The exercise: From the listing that follows, reproduce only the lines from the one holding "Reproduce this chart with Chart.js." through the one holding "top:37px; width:235px; height:2px;", both included, with no pictures.

Records for the exercise:
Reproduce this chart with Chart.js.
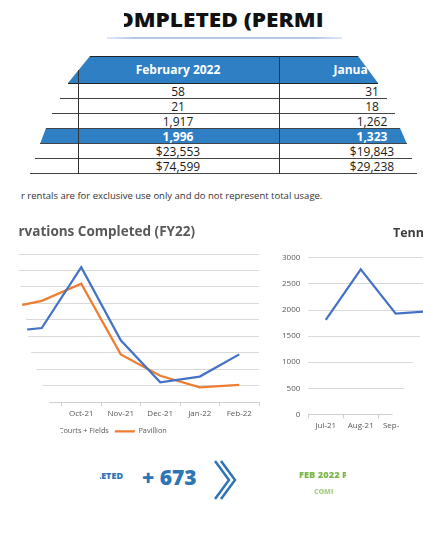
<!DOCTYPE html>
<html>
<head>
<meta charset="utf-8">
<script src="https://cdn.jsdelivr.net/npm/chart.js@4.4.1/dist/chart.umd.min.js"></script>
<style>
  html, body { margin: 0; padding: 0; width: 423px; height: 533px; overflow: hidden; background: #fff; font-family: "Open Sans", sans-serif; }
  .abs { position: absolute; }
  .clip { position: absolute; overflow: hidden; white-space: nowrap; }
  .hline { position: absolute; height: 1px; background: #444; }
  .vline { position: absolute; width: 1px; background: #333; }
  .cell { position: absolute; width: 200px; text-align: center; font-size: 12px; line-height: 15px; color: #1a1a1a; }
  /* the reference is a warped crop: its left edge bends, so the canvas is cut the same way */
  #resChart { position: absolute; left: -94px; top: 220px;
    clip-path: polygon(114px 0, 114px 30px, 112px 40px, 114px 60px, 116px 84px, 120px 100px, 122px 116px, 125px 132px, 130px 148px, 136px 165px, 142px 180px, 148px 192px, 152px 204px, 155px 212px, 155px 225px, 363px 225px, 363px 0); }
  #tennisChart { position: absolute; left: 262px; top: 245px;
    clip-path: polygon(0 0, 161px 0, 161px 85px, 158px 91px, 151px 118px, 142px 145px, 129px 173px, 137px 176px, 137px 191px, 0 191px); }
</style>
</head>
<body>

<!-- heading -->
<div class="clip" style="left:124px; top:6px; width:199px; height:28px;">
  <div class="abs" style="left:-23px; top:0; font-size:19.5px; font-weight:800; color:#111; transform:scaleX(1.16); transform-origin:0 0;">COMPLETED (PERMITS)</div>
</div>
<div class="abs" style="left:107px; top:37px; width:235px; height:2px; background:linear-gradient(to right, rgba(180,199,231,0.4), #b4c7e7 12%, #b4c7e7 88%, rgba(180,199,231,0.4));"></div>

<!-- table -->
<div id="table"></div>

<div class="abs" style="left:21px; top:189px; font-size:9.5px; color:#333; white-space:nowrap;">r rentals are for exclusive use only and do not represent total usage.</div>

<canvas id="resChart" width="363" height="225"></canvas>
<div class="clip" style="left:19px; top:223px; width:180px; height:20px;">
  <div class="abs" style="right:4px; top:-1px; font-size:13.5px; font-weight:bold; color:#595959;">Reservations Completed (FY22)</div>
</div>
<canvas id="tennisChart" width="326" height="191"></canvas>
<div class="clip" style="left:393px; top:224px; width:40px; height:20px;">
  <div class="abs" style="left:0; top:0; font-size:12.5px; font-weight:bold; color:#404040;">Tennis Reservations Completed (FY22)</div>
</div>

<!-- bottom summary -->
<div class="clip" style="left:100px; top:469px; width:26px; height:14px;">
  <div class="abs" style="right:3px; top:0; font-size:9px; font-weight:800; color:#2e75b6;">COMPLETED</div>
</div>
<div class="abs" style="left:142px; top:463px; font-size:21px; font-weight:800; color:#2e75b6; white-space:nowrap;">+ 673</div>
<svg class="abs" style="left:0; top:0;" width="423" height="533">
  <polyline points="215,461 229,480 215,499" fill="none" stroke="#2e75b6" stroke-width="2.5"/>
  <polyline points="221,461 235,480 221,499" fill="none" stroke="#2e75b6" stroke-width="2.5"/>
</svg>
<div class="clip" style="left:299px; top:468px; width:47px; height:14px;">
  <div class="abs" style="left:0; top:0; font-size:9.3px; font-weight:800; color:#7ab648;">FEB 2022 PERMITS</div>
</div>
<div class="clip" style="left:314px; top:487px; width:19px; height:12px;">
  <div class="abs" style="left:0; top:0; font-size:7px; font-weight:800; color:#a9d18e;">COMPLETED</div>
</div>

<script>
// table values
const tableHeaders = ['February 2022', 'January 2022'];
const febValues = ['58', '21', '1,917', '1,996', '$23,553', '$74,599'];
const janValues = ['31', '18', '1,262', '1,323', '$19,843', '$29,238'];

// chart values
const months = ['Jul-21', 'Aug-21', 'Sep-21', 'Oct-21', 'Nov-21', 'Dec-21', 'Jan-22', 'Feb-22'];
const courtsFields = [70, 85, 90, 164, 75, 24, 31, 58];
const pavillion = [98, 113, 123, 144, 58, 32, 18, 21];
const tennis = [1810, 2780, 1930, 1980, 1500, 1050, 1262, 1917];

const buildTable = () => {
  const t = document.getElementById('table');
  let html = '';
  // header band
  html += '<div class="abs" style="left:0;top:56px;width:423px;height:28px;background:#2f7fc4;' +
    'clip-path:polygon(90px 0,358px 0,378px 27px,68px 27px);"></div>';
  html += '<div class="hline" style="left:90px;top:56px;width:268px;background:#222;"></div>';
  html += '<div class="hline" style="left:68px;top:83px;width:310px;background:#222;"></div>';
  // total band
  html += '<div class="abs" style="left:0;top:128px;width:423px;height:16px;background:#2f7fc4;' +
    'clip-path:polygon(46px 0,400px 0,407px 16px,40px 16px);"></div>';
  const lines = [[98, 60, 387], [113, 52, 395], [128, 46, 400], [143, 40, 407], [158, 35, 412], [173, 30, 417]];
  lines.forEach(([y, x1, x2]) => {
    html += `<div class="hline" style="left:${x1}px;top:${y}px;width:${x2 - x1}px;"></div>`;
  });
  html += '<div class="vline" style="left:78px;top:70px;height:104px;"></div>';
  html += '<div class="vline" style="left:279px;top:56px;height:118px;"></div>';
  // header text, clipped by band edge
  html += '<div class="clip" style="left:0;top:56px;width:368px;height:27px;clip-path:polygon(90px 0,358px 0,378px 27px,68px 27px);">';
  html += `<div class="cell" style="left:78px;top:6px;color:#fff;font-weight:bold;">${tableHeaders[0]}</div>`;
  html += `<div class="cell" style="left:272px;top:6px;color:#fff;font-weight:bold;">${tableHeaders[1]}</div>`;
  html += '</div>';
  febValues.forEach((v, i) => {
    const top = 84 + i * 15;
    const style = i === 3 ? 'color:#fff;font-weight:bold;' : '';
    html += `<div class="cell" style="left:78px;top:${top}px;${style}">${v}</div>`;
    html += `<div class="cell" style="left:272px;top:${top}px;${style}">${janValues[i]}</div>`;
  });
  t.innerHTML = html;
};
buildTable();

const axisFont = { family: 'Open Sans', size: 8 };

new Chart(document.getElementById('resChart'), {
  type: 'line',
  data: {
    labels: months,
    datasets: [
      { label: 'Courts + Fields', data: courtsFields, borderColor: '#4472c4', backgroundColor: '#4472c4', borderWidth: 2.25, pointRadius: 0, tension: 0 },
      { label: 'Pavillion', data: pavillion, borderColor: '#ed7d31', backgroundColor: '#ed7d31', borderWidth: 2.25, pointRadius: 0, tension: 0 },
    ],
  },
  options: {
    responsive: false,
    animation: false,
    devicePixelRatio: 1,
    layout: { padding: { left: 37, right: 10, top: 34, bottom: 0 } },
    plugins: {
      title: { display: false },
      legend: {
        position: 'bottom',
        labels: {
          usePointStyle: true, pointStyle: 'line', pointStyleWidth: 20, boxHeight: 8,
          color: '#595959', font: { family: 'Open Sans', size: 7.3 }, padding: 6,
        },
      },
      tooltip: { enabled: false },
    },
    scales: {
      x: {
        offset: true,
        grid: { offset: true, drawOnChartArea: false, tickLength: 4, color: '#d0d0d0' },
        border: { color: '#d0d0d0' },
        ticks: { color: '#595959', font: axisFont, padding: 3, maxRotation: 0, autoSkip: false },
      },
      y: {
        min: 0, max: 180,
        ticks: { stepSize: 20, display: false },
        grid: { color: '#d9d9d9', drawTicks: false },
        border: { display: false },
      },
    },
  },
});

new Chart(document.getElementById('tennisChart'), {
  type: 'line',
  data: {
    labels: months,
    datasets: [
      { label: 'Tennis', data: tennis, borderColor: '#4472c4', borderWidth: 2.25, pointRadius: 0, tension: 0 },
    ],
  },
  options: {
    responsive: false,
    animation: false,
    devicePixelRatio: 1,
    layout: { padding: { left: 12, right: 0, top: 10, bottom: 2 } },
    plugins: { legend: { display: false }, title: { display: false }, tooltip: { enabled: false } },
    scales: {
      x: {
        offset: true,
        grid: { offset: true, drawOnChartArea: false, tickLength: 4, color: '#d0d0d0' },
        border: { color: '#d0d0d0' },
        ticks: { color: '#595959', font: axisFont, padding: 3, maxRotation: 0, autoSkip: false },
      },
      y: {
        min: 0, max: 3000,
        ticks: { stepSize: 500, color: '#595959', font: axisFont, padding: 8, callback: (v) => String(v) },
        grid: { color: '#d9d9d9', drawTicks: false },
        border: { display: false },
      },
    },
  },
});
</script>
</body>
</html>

--

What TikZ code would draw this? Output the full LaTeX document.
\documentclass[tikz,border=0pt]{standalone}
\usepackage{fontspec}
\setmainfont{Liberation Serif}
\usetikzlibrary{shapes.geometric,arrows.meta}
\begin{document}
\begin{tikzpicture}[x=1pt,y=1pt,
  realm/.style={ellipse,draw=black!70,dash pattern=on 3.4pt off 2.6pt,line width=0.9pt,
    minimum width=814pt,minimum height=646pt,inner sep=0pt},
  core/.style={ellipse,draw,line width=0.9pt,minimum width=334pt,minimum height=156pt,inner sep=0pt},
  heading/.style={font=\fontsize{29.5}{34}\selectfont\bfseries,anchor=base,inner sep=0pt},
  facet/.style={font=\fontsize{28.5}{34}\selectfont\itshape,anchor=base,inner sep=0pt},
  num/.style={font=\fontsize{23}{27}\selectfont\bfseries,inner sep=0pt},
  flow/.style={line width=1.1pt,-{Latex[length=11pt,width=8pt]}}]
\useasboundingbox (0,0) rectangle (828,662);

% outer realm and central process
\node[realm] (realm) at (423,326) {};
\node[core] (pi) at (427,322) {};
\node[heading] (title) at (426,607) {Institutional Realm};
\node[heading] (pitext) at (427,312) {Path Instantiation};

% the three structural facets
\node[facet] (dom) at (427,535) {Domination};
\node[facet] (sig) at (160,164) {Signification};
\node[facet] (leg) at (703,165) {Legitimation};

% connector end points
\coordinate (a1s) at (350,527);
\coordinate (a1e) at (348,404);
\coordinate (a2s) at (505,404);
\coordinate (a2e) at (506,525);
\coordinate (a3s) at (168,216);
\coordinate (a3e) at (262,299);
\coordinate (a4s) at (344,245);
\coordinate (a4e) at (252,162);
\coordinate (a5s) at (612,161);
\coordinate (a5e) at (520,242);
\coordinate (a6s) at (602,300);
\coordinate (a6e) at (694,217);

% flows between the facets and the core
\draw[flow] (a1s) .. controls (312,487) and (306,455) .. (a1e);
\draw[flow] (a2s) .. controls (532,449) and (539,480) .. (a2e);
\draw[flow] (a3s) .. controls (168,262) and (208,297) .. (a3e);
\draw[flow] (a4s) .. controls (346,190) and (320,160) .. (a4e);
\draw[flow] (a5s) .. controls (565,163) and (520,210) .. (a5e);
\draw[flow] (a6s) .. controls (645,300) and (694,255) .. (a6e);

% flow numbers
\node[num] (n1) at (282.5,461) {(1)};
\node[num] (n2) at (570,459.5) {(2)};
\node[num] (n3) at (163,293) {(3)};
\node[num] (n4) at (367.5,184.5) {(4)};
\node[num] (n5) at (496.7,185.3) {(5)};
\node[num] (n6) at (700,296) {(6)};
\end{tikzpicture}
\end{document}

Final result:
Reproduce this chart with Chart.js.
<!DOCTYPE html>
<html>
<head>
<meta charset="utf-8">
<script src="https://cdn.jsdelivr.net/npm/chart.js@4.4.1/dist/chart.umd.min.js"></script>
<style>
  html, body { margin: 0; padding: 0; width: 423px; height: 533px; overflow: hidden; background: #fff; font-family: "Open Sans", sans-serif; }
  .abs { position: absolute; }
  .clip { position: absolute; overflow: hidden; white-space: nowrap; }
  .hline { position: absolute; height: 1px; background: #444; }
  .vline { position: absolute; width: 1px; background: #333; }
  .cell { position: absolute; width: 200px; text-align: center; font-size: 12px; line-height: 15px; color: #1a1a1a; }
  /* the reference is a warped crop: its left edge bends, so the canvas is cut the same way */
  #resChart { position: absolute; left: -94px; top: 220px;
    clip-path: polygon(114px 0, 114px 30px, 112px 40px, 114px 60px, 116px 84px, 120px 100px, 122px 116px, 125px 132px, 130px 148px, 136px 165px, 142px 180px, 148px 192px, 152px 204px, 155px 212px, 155px 225px, 363px 225px, 363px 0); }
  #tennisChart { position: absolute; left: 262px; top: 245px;
    clip-path: polygon(0 0, 161px 0, 161px 85px, 158px 91px, 151px 118px, 142px 145px, 129px 173px, 137px 176px, 137px 191px, 0 191px); }
</style>
</head>
<body>

<!-- heading -->
<div class="clip" style="left:124px; top:6px; width:199px; height:28px;">
  <div class="abs" style="left:-23px; top:0; font-size:19.5px; font-weight:800; color:#111; transform:scaleX(1.16); transform-origin:0 0;">COMPLETED (PERMITS)</div>
</div>
<div class="abs" style="left:107px; top:37px; width:235px; height:2px; background:linear-gradient(to right, rgba(180,199,231,0.4), #b4c7e7 12%, #b4c7e7 88%, rgba(180,199,231,0.4));"></div>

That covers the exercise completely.